That sounds about right to me. Our net worth fits this - assuming we believe current market valuations - but I don’t feel anywhere near “wealthy”. I’m aware that we’re not struggling and probably FI but that doesn’t translate to wealthy for me. I’m still shopping at Aldi weekly, we don’t dine out, we buy cars cash and run them into the ground (or at least until an idiot totals them for us).
For me, wealthy is when I’ll buy stuff without checking how much it costs. Not sure if that’ll ever happen but $5M isn’t it IMO.
“Comfortable” is being able to live off what you have. That number is highly variable, but can be much lower than $5M.
When your kid’s school is raising money for a new playground, you buy a box of candy bars when you are comfortable. When you are “wealthy”, you donate the playground. Which is to say, what I consider wealthy requires adding an additional zero to the numbers mentioned.
I would say $5m would be pretty “well off”, but not wealthy. Many folks here fall into that category. We all work harder than the average. In our case we have more help now than in the past, because we have managed well & can relax a little more. I still look for bargains, shop at discount stores & like those cash payouts on my Citi double cash cc.

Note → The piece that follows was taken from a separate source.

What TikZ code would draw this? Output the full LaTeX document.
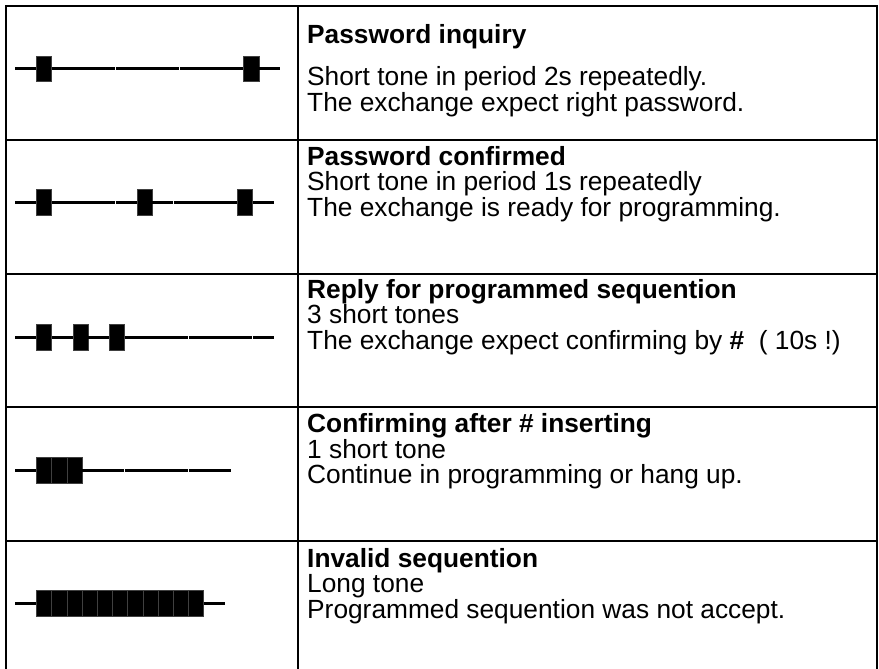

Life is a lot easier now. But many of us can look back at those hard times when we were literally counting those pennies. I still check those prices but buy now if item is desired.
So we’ve come a long way baby! Not wealthy but quite comfortable.
“Feeling” wealthy and “being” wealthy are two different things.
Lots of old people don’t feel old. But they ain’t young.
Its always amazed me how we Americans are averse to claiming wealth. If you ask us it seems that 99% of Americans will swear up and down that they are ‘middle class’. Yet we as a nation spend way too much time working job and striving for wealth.
Also on this topic, I do kind of think that ‘wealth’ measures might work better if they exclcude some amount of home equity and retirement savings. Especially as you get older.
I mean a 63 year old with a paid off house and $750k in their retirement account is not really “rich” cause all that money is just to pay for their looming retirement.
The question wasn’t about how much is needed for each generation to retire today.
The increasing amounts coincide with reality bitchslapping you across your face. Kids think a million dollars is amazing. Then you grow up a little and realize a million dollars isn’t as magical as you thought. So it becomes $1.5 million, until you grow up a little more and find it still isn’t what you thought it’d be. So then it’s $2M, then $2.5M, etc.
The Boomers’ number is twice as much because they’ve been around the block a few times, and know a buck isn’t going to get you as far as younger you thought.
This is probably at least in part due to lifestyle creep. When you’re a kid you have no expenses or responsibilities, so a million bucks can go so far it may need some imagination. As we grow up, we saddle ourselves with expensive responsibilities (spouse, kids, home, cars), and our imagination becomes less … imaginative.
LOL, I thought you were talking about an unplanned pregnancy . But rent increase sounds voluntary. I paid about $500/mo rent in college… and half of $1300/mo rent for a 2-br in LA after graduating. I had a roommate and we didn’t live in a mansion with a view. Maybe a high-rise in NY or SF would set you back $3K/mo. Around here you can rent a whole house a few miles from the beach for that much.